Adobe announced that its long-previewed "Project Moonlight" assistant is launching as Firefly AI Assistant, with public beta rolling out in the coming weeks. The assistant works across Photoshop, Premiere, Lightroom, Express, Illustrator, and Adobe's other Creative Cloud apps, taking text prompts and executing multi-step workflows on the user's behalf. It also ships with prebuilt "skills" — for example, a social media assets skill that adapts an image to multiple platforms by cropping, resizing, optimizing, and saving outputs in one pass. Pricing relative to existing Firefly subscription tiers wasn't disclosed.

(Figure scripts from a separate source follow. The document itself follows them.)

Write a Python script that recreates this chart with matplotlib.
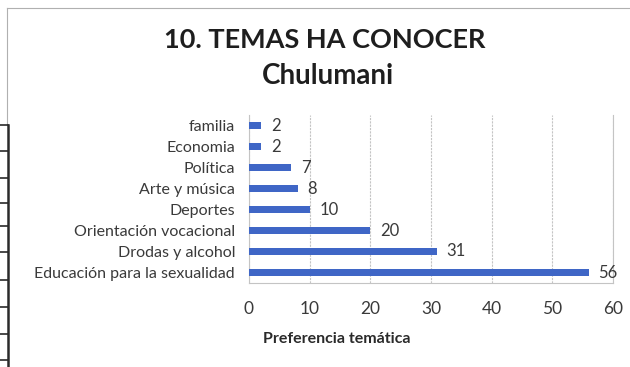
import matplotlib
matplotlib.use("Agg")
import matplotlib.pyplot as plt
from matplotlib.lines import Line2D

# Data
categories = [
    "familia",
    "Economia",
    "Política",
    "Arte y música",
    "Deportes",
    "Orientación vocacional",
    "Drodas y alcohol",
    "Educación para la sexualidad",
]
values = [2, 2, 7, 8, 10, 20, 31, 56]
x_ticks = [0, 10, 20, 30, 40, 50, 60]

title_line1 = "10. TEMAS HA CONOCER"
title_line2 = "Chulumani"
x_label = "Preferencia temática"

plt.rcParams["font.family"] = ["Lato", "DejaVu Sans"]

W, H = 630, 367
fig = plt.figure(figsize=(W / 100, H / 100), dpi=100)
fig.patch.set_facecolor("white")

def fx(px):
    return px / W

def fy(py):
    return 1 - py / H

ax = fig.add_axes([fx(249), fy(283), fx(613) - fx(249), fy(115) - fy(283)])

bar_color = "#3f66c6"
text_color = "#3a3a3a"

ypos = list(range(len(categories)))
ax.barh(ypos, values, height=0.38, color=bar_color, zorder=3)
ax.set_ylim(len(categories) - 0.5, -0.5)
ax.set_xlim(0, 60)

ax.set_yticks(ypos)
ax.set_yticklabels(categories, fontsize=11.5, color=text_color)
ax.tick_params(axis="y", length=0, pad=10)

ax.set_xticks(x_ticks)
ax.set_xticklabels([str(t) for t in x_ticks], fontsize=12.5, color=text_color)
ax.tick_params(axis="x", length=0, pad=13)

for y, v in zip(ypos, values):
    ax.text(v + 1.6, y, str(v), va="center", ha="left", fontsize=12, color=text_color, zorder=4)

ax.grid(axis="x", color="#c4c4c4", linewidth=0.8, linestyle=(0, (2, 1)), zorder=0)
ax.spines["top"].set_visible(False)
for side in ["left", "bottom", "right"]:
    ax.spines[side].set_color("#c4c4c4")
    ax.spines[side].set_linewidth(0.8)

# Titles and axis label
fig.text(fx(325), fy(40), title_line1, ha="center", va="center",
         fontsize=19.5, fontweight="bold", color="#1e1e1e")
fig.text(fx(328), fy(76), title_line2, ha="center", va="center",
         fontsize=20, fontweight="bold", color="#1e1e1e")
fig.text(fx(337), fy(339), x_label, ha="center", va="center",
         fontsize=11.5, fontweight="bold", color="#2a2a2a")

# Chart frame (top and left edges)
fig.add_artist(Line2D([fx(7), 1], [fy(8), fy(8)], color="#b0b0b0", linewidth=0.8))
fig.add_artist(Line2D([fx(7), fx(7)], [fy(8), fy(125)], color="#b0b0b0", linewidth=0.8))

# Edge of the neighbouring table at the left border
fig.add_artist(Line2D([fx(8), fx(8)], [fy(125), 0], color="#2a2a2a", linewidth=1.8))
for py in [125, 151, 178, 203, 226, 252, 280, 307, 334, 360]:
    fig.add_artist(Line2D([0, fx(8)], [fy(py), fy(py)], color="#2a2a2a", linewidth=1.2))

fig.savefig("out.png", dpi=100, facecolor="white")
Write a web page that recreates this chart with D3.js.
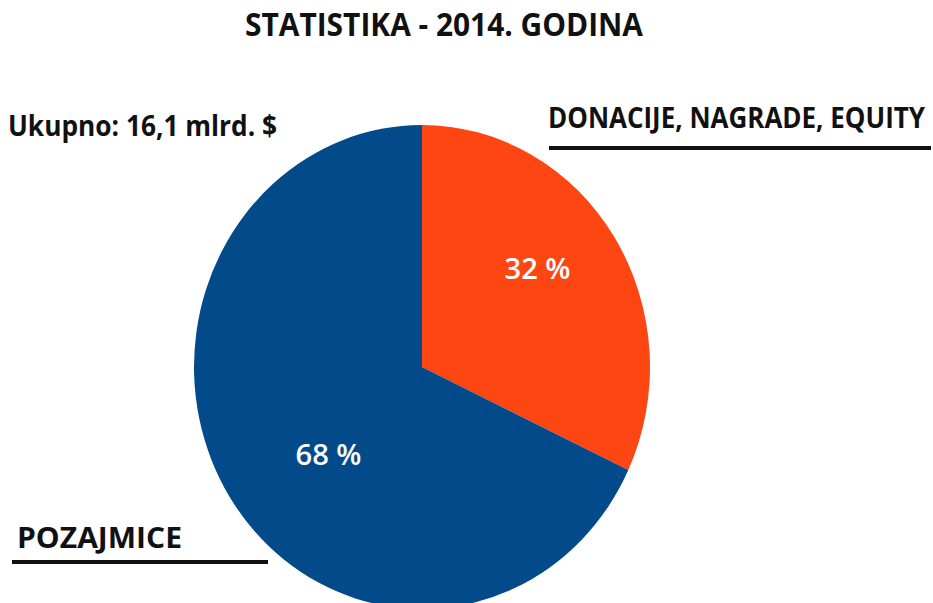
<!DOCTYPE html>
<html>
<head>
<meta charset="utf-8">
<title>Statistika - 2014. godina</title>
<script src="https://d3js.org/d3.v7.min.js"></script>
<style>
  body { margin: 0; background: #fff; }
  svg text { font-family: "Open Sans", "Noto Sans", sans-serif; }
</style>
</head>
<body>
<svg width="933" height="603"></svg>
<script>
// data
var categories = ["DONACIJE, NAGRADE, EQUITY", "POZAJMICE"];
var shares = [32, 68];
var labels = ["32 %", "68 %"];
var titleText = "STATISTIKA - 2014. GODINA";
var totalText = "Ukupno: 16,1 mlrd. $";

var svg = d3.select("svg");
var cx = 422, cy = 367, rx = 228, ry = 242;
var color = d3.scaleOrdinal().domain(categories).range(["#fe4612", "#024a8a"]);

var pie = d3.pie().sort(null).value(function(d) { return d.value; });
var arcs = pie(categories.map(function(c, i) { return { name: c, value: shares[i], label: labels[i] }; }));

// pie drawn at radius ry, squeezed horizontally to the ellipse of the picture
var arc = d3.arc().innerRadius(0).outerRadius(ry);
var g = svg.append("g")
  .attr("transform", "translate(" + cx + "," + cy + ") scale(" + (rx / ry) + ",1)");

g.selectAll("path")
  .data(arcs)
  .enter().append("path")
  .attr("d", arc)
  .attr("fill", function(d) { return color(d.data.name); });

// percent labels, nudged to where they sit in the original
var labelArc = d3.arc().innerRadius(ry * 0.6).outerRadius(ry * 0.6);
var nudge = [[0, -20], [22, 10]];
svg.selectAll(".pct")
  .data(arcs)
  .enter().append("text")
  .attr("class", "pct")
  .attr("x", function(d, i) { return cx + labelArc.centroid(d)[0] * rx / ry + nudge[i][0]; })
  .attr("y", function(d, i) { return cy + labelArc.centroid(d)[1] + nudge[i][1]; })
  .attr("text-anchor", "middle")
  .attr("dy", "0.35em")
  .attr("fill", "#fff")
  .attr("font-size", 29)
  .attr("font-weight", 600)
  .attr("textLength", 66)
  .attr("lengthAdjust", "spacingAndGlyphs")
  .text(function(d) { return d.data.label; });

// title
svg.append("text")
  .attr("x", 444).attr("y", 36)
  .attr("text-anchor", "middle")
  .attr("font-size", 32).attr("font-weight", 700).attr("fill", "#111")
  .attr("textLength", 398).attr("lengthAdjust", "spacingAndGlyphs")
  .text(titleText);

svg.append("text")
  .attr("x", 8).attr("y", 136)
  .attr("font-size", 29).attr("font-weight", 700).attr("fill", "#111")
  .attr("textLength", 269).attr("lengthAdjust", "spacingAndGlyphs")
  .text(totalText);

// category labels with underline
svg.append("text")
  .attr("x", 548).attr("y", 128)
  .attr("font-size", 28).attr("font-weight", 700).attr("fill", "#111")
  .attr("textLength", 377).attr("lengthAdjust", "spacingAndGlyphs")
  .text(categories[0]);
svg.append("line")
  .attr("x1", 549).attr("x2", 931).attr("y1", 148).attr("y2", 148)
  .attr("stroke", "#111").attr("stroke-width", 4);

svg.append("text")
  .attr("x", 17).attr("y", 548)
  .attr("font-size", 29).attr("font-weight", 700).attr("fill", "#111")
  .attr("textLength", 165).attr("lengthAdjust", "spacingAndGlyphs")
  .text(categories[1]);
svg.append("line")
  .attr("x1", 12).attr("x2", 268).attr("y1", 562).attr("y2", 562)
  .attr("stroke", "#111").attr("stroke-width", 4);
</script>
</body>
</html>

The Skill Most People Will Underestimate

For freelance designers, small agencies, and creator-entrepreneurs running their own brands, this changes the math on what one person can produce in a day. The friction in Adobe's ecosystem has never been the tools — it's been the time spent navigating between them, remembering which app does what, and stitching workflows together by hand. An assistant that handles the orchestration removes the bottleneck that's kept solo creatives from scaling. The freelancers who learn to direct Firefly the way an art director briefs a junior designer will quietly start out-producing studios that haven't adapted yet.

Why The Beta Window Is The Real Opportunity

Joining the public beta the day it opens is the move worth making. Beta periods are where workflows get figured out before competitors have access — the early users build muscle memory, discover what the assistant does well and where it stumbles, and develop personal prompt libraries that become real productivity advantages. Public beta also tends to mean lighter usage caps and more responsive support. Anyone who depends on Creative Cloud for their income should have the beta installed within a week of availability and a deliberate plan to rebuild one repetitive workflow inside it.

The Skills Library Is Where The Money Hides

The bigger play is mapping which of your recurring client deliverables match Adobe's skills format. The social media assets skill alone replaces what most freelancers charge an hour for — resizing a single hero image into eight platform-specific versions. If that's part of a retainer, the margin just expanded. Build a list of the five things you do most often for clients and identify which Firefly can now handle end-to-end. Some of those services should get repackaged into productized offerings priced for speed rather than hours.

The Question Every Creative Should Be Asking This Quarter

The longer-term shift is positioning. Agentic creative tools mean the value of "I know how to use Photoshop" drops. The value of "I know what good looks like and can direct an AI to produce it at scale" rises sharply. Creatives who lean into taste, art direction, and client strategy will compound faster than those who keep selling execution hours. The gap between the two will widen month over month from here.

The Quiet Reshuffling Of Creative Work

Adobe didn't ship a flashier Photoshop. They shipped a way to skip Photoshop entirely for the boring 80% of creative work. The freelancers and small studios who treat Firefly AI Assistant as a force multiplier rather than a threat will be the ones quietly raising their rates by fall, while the rest are still arguing about whether to install the beta.